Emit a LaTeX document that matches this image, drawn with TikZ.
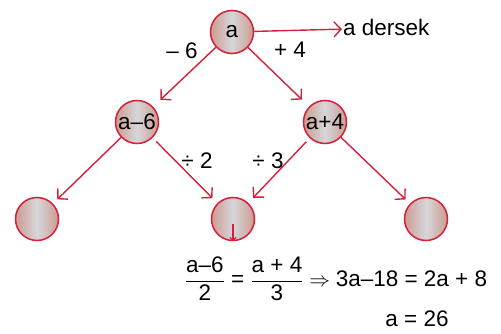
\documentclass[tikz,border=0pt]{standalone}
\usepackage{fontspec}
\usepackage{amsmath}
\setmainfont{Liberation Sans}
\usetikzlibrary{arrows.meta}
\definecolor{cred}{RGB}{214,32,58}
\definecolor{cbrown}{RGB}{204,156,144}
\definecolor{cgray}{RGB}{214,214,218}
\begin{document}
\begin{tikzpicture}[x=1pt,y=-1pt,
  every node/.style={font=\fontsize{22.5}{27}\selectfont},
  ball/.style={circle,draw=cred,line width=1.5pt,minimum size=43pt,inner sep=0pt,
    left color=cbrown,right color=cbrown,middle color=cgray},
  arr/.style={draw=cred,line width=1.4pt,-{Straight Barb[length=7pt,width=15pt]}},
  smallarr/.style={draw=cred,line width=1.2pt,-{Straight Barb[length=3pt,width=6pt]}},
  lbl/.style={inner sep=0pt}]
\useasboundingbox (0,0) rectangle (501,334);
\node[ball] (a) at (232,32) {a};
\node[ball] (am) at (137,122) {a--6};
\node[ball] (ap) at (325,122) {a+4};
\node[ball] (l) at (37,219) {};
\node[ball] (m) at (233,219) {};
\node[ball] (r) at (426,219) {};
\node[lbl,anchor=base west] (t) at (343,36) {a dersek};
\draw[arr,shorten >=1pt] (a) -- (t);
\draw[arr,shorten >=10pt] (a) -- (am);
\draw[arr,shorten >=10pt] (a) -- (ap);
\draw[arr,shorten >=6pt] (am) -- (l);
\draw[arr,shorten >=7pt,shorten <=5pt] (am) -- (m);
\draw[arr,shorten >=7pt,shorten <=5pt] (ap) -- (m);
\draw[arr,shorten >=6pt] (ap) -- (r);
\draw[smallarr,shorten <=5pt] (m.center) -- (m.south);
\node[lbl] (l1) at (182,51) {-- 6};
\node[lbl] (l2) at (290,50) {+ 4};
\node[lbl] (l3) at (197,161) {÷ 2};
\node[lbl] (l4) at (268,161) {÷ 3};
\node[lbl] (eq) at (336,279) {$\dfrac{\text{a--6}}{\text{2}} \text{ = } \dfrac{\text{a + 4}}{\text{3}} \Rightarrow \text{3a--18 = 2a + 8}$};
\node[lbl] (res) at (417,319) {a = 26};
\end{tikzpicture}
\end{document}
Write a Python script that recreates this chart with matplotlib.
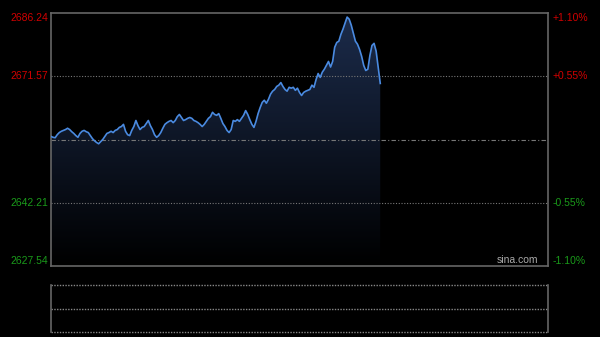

SET PROBLEM ->
Transcribe all the data word for word; the images stay out.

EXERCISE OUTPUT ->
Emit a LaTeX document that matches this image, drawn with TikZ.
\documentclass[tikz,border=0pt]{standalone}
\usepackage{fontspec}
\usepackage{amsmath}
\setmainfont{Liberation Sans}
\usetikzlibrary{arrows.meta}
\definecolor{cred}{RGB}{214,32,58}
\definecolor{cbrown}{RGB}{204,156,144}
\definecolor{cgray}{RGB}{214,214,218}
\begin{document}
\begin{tikzpicture}[x=1pt,y=-1pt,
  every node/.style={font=\fontsize{22.5}{27}\selectfont},
  ball/.style={circle,draw=cred,line width=1.5pt,minimum size=43pt,inner sep=0pt,
    left color=cbrown,right color=cbrown,middle color=cgray},
  arr/.style={draw=cred,line width=1.4pt,-{Straight Barb[length=7pt,width=15pt]}},
  smallarr/.style={draw=cred,line width=1.2pt,-{Straight Barb[length=3pt,width=6pt]}},
  lbl/.style={inner sep=0pt}]
\useasboundingbox (0,0) rectangle (501,334);
\node[ball] (a) at (232,32) {a};
\node[ball] (am) at (137,122) {a--6};
\node[ball] (ap) at (325,122) {a+4};
\node[ball] (l) at (37,219) {};
\node[ball] (m) at (233,219) {};
\node[ball] (r) at (426,219) {};
\node[lbl,anchor=base west] (t) at (343,36) {a dersek};
\draw[arr,shorten >=1pt] (a) -- (t);
\draw[arr,shorten >=10pt] (a) -- (am);
\draw[arr,shorten >=10pt] (a) -- (ap);
\draw[arr,shorten >=6pt] (am) -- (l);
\draw[arr,shorten >=7pt,shorten <=5pt] (am) -- (m);
\draw[arr,shorten >=7pt,shorten <=5pt] (ap) -- (m);
\draw[arr,shorten >=6pt] (ap) -- (r);
\draw[smallarr,shorten <=5pt] (m.center) -- (m.south);
\node[lbl] (l1) at (182,51) {-- 6};
\node[lbl] (l2) at (290,50) {+ 4};
\node[lbl] (l3) at (197,161) {÷ 2};
\node[lbl] (l4) at (268,161) {÷ 3};
\node[lbl] (eq) at (336,279) {$\dfrac{\text{a--6}}{\text{2}} \text{ = } \dfrac{\text{a + 4}}{\text{3}} \Rightarrow \text{3a--18 = 2a + 8}$};
\node[lbl] (res) at (417,319) {a = 26};
\end{tikzpicture}
\end{document}
Write a Python script that recreates this chart with matplotlib.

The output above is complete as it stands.